* Exercise materials

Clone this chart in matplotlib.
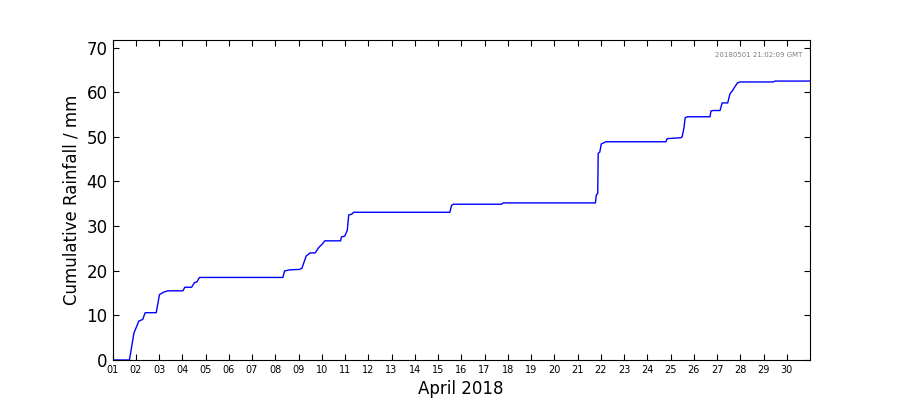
import pandas as pd
import matplotlib
matplotlib.use('Agg')
import matplotlib.pyplot as plt
import matplotlib.dates as mdates

# === data (days since 2018-04-01 00:00 GMT, mm) ===
day_offset = [0.0, 0.73, 0.92, 1.13, 1.30, 1.39, 1.41, 1.88, 2.02, 2.20,
              2.38, 3.03, 3.11, 3.40, 3.53, 3.63, 3.74, 7.33, 7.40, 7.62,
              8.05, 8.15, 8.33, 8.50, 8.72, 8.87, 9.01, 9.13, 9.81, 9.85,
              9.99, 10.10, 10.16, 10.30, 10.37, 14.51, 14.58, 14.65, 16.73, 16.80,
              20.77, 20.81, 20.87, 20.89, 20.96, 21.02, 21.22, 23.80, 23.86, 24.45,
              24.50, 24.58, 24.63, 24.72, 25.70, 25.74, 25.84, 26.13, 26.22, 26.46,
              26.56, 26.66, 26.78, 26.88, 27.00, 28.42, 28.50, 30.0]
rain_mm = [0.0, 0.0, 6.0, 8.7, 9.1, 10.4, 10.6, 10.6, 14.65, 15.2,
           15.5, 15.5, 16.3, 16.3, 17.35, 17.5, 18.5, 18.5, 19.95, 20.2,
           20.3, 20.6, 23.3, 24.0, 24.0, 25.2, 25.9, 26.7, 26.7, 27.6,
           27.75, 29.1, 32.5, 32.7, 33.1, 33.1, 34.6, 34.9, 34.9, 35.2,
           35.2, 37.0, 37.3, 46.3, 46.6, 48.4, 48.9, 48.9, 49.6, 49.8,
           50.0, 52.0, 54.3, 54.5, 54.5, 55.8, 55.9, 55.9, 57.6, 57.6,
           59.7, 60.3, 61.3, 62.1, 62.3, 62.3, 62.5, 62.5]

start = pd.Timestamp('2018-04-01')
end = pd.Timestamp('2018-05-01')
times = [start + pd.Timedelta(days=d) for d in day_offset]
day_ticks = pd.date_range(start, periods=30, freq='D')
stamp = '20180501 21:02:09 GMT'

fig, ax = plt.subplots(figsize=(9, 4), dpi=100)
fig.subplots_adjust(left=0.125, right=0.9, bottom=0.1, top=0.9)

ax.plot(times, rain_mm, color='#0000ff', linewidth=1.0)

ax.set_xlim(start, end)
ax.set_ylim(0, 71.7)
ax.set_yticks(range(0, 71, 10))

ax.set_xticks(day_ticks)
ax.xaxis.set_major_formatter(mdates.DateFormatter('%d'))
ax.tick_params(axis='x', labelsize=7)
ax.tick_params(axis='y', labelsize=12)
ax.tick_params(direction='in', length=4, top=True, right=True)

ax.set_xlabel('April 2018', fontsize=12)
ax.set_ylabel('Cumulative Rainfall / mm', fontsize=12)

ax.text(0.9895, 0.953, stamp, transform=ax.transAxes, ha='right', va='center',
        fontsize=5, color='grey')

plt.savefig('out.png', dpi=100)
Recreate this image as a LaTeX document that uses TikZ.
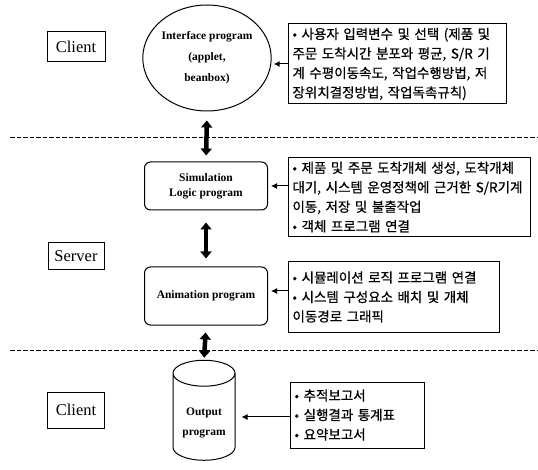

* Exercise goal
Leave out the pictures and give the listing above again exactly.

* Task result
Clone this chart in matplotlib.
import pandas as pd
import matplotlib
matplotlib.use('Agg')
import matplotlib.pyplot as plt
import matplotlib.dates as mdates

# === data (days since 2018-04-01 00:00 GMT, mm) ===
day_offset = [0.0, 0.73, 0.92, 1.13, 1.30, 1.39, 1.41, 1.88, 2.02, 2.20,
              2.38, 3.03, 3.11, 3.40, 3.53, 3.63, 3.74, 7.33, 7.40, 7.62,
              8.05, 8.15, 8.33, 8.50, 8.72, 8.87, 9.01, 9.13, 9.81, 9.85,
              9.99, 10.10, 10.16, 10.30, 10.37, 14.51, 14.58, 14.65, 16.73, 16.80,
              20.77, 20.81, 20.87, 20.89, 20.96, 21.02, 21.22, 23.80, 23.86, 24.45,
              24.50, 24.58, 24.63, 24.72, 25.70, 25.74, 25.84, 26.13, 26.22, 26.46,
              26.56, 26.66, 26.78, 26.88, 27.00, 28.42, 28.50, 30.0]
rain_mm = [0.0, 0.0, 6.0, 8.7, 9.1, 10.4, 10.6, 10.6, 14.65, 15.2,
           15.5, 15.5, 16.3, 16.3, 17.35, 17.5, 18.5, 18.5, 19.95, 20.2,
           20.3, 20.6, 23.3, 24.0, 24.0, 25.2, 25.9, 26.7, 26.7, 27.6,
           27.75, 29.1, 32.5, 32.7, 33.1, 33.1, 34.6, 34.9, 34.9, 35.2,
           35.2, 37.0, 37.3, 46.3, 46.6, 48.4, 48.9, 48.9, 49.6, 49.8,
           50.0, 52.0, 54.3, 54.5, 54.5, 55.8, 55.9, 55.9, 57.6, 57.6,
           59.7, 60.3, 61.3, 62.1, 62.3, 62.3, 62.5, 62.5]

start = pd.Timestamp('2018-04-01')
end = pd.Timestamp('2018-05-01')
times = [start + pd.Timedelta(days=d) for d in day_offset]
day_ticks = pd.date_range(start, periods=30, freq='D')
stamp = '20180501 21:02:09 GMT'

fig, ax = plt.subplots(figsize=(9, 4), dpi=100)
fig.subplots_adjust(left=0.125, right=0.9, bottom=0.1, top=0.9)

ax.plot(times, rain_mm, color='#0000ff', linewidth=1.0)

ax.set_xlim(start, end)
ax.set_ylim(0, 71.7)
ax.set_yticks(range(0, 71, 10))

ax.set_xticks(day_ticks)
ax.xaxis.set_major_formatter(mdates.DateFormatter('%d'))
ax.tick_params(axis='x', labelsize=7)
ax.tick_params(axis='y', labelsize=12)
ax.tick_params(direction='in', length=4, top=True, right=True)

ax.set_xlabel('April 2018', fontsize=12)
ax.set_ylabel('Cumulative Rainfall / mm', fontsize=12)

ax.text(0.9895, 0.953, stamp, transform=ax.transAxes, ha='right', va='center',
        fontsize=5, color='grey')

plt.savefig('out.png', dpi=100)
Recreate this image as a LaTeX document that uses TikZ.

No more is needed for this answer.